Can you imagine talking about Kennedy that way after he was gunned down like a dog in the street?

To folks like us, the JFK assassination is still pretty fresh. But, how fresh was it in 1965? That's when Dulles said it.

And why are we discussing it now? We are discussing it now because of whom he said it to; the lead editor of Harper's magazine. 

And it raises the question: Was Allen Dulles completely and totally out of his mind? I wouldn't have been the least bit surprised if he said that in private to a close friend and confidante, a kindred spirit, perhaps John McCloy, who was involved with him in all the 1950s killings that Dulles ordered as CIA director- perhaps when they were recalling the good times, in Iran, Guatemala, etc. But, to say it to a the editor of a major American high-brow publication? That's why we're talking about it today.

But, I wasn't being facetious about Dulles being out of his mind. The fact is that he died in 1969, just 6 years after the assassination, with severe dementia. And if you know anything about dementia, you know that it usually comes on slowly. So, was he affected with it in 1965? He not only probably was; it is practically certain that he was.  He may have been affected by it in 1963. 

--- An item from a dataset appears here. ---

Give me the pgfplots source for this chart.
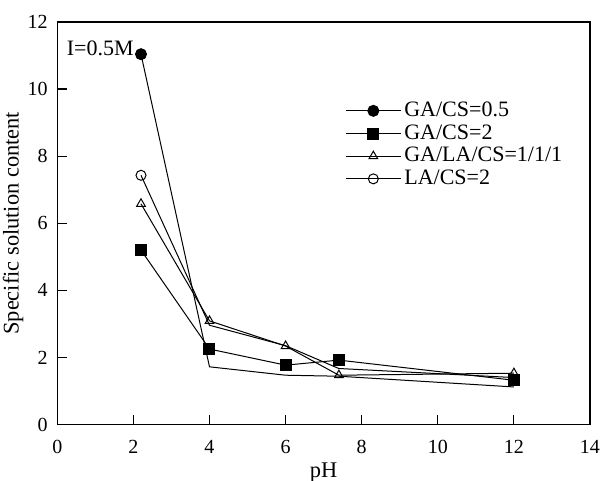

Dulles wielded so much control and authority during the Warren Commission investigation that many joked that it should have been called the Dulles Commission. But, let's be crystal about something:

If instead of being a fact-finding investigation it was an actual criminal trial of Lee Harvey Oswald (say he lived) and Dulles, instead of being a Commissioner was the trial judge, and say Oswald was convicted (as he was by the Warren Commission) and say that Dulles was heard making that same derogatory statement that he made about Kennedy in the summer of 1965. It would have been grounds for a mistrial. His lawyers could have gone to court with the evidence that the presiding judge had made that slur against the victim in the case, and it would have been enough to get the conviction thrown out; set aside. Convictions have been set aside for less. They would have had to start all over with a new trial for Lee Harvey Oswald.

It's not the least bit surprising that Dulles thought it. It's well known that he hated Kennedy. He despised Kennedy. But to say it the way he did and when he did? It was a tacit approval of what was done to Kennedy. It was a way of saying that he got what he deserved, that he got what he had coming to him. 

That quote is the opening statement of The Devil's Chessboard by David Talbot.  What a powerful way to begin the book. It's like in the very first sentence he got half-way to his goal of incriminating Dulles for the assassination of JFK.